AKAD olarak Hz. Muhammed´in özetlenerek paylaşılan veda hutbesinin bütününü çevirerek yaygınlaştırmayı da hedeflediklerini söyleyen Davut Tümkaya, Veda haccı hutbesinin sevgi ve barış yolunu gösterdiğini, tüm İslam aleminin Gadir Hum beyanatını kabul ederek bu yolda ilerlemiş olsaydı bugüne kadar yaşanan çatışma ve ihtilafların da önlenmiş olacağına inandığını kaydetti. Tümkaya, “Ğadir Hum günü önemlidir. Çünkü tüm İslam alemi Ğadir Hum beyanatını kabul etmiş ve bu yolda ilerlemiş olsaydı İslamiyet 73 fırkaya ayrılmayacaktı, Camel Savaşı olmayacaktı. Alevi Sünni ortaya çıkmayacaktı. Mezhepler oluşmayacak, dinle ilgili ihtilaflar olmayacak, kimse Kuran´a karşı gelmeyecek, İslamiyet en doğru ve en güzel şekliyle dünyaya yayılacaktı. Kimse din adına insan öldürmeyecek, Kerbala vahşeti yaşanmayacaktı. Din adına kan ve şiddet yayılmayacak, sadece ve sadece sevgi, hoşgörü, barışseverlik, tüm inançlara saygı ve tevazu yayılacaktı” şeklinde konuşu.

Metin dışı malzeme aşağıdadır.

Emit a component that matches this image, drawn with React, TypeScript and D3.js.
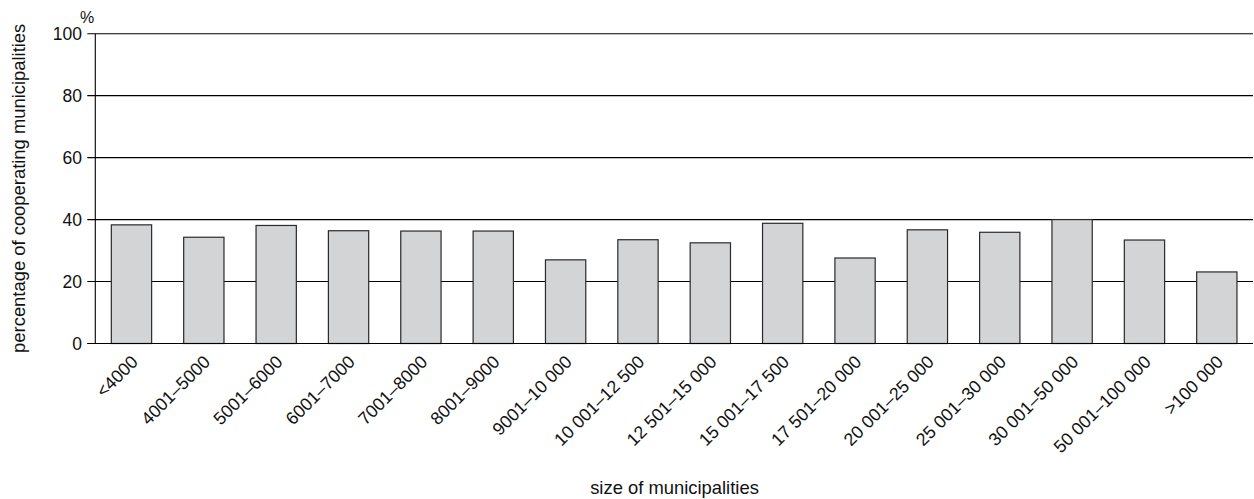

Yenmiş´ten ‘örgün eğitim´ vurgusu
Panelin açılış konuşmasını yapan AKAD Yönetim Kurulu Başkanı Nihat Yenmiş, düzenledikleri toplantı, konferans ve panellerle Ğadir Hum olayını, bayram olarak algısının nereden geldiğini, bu olayın niteliğini ve neden İslam´da sadece Alevilerin kutladığını anlatmayı amaçladıklarını söyledi. 7.650 m2 kapalı alana sahip AKAD Kültür Merkezi´ni katkı ve bağışlarla inşa ettiklerini belirten Yenmiş, “Bu inşaatın bizler için önemi, İslam inancını doğru bir şekilde Kur´an-ı Kerim, Ehli Beyt öğretisi ve sünneti nebevi ilmiyle donatılmış bir Alevi öğretisini örgün eğitimle kardeşlerimize vermektir” dedi.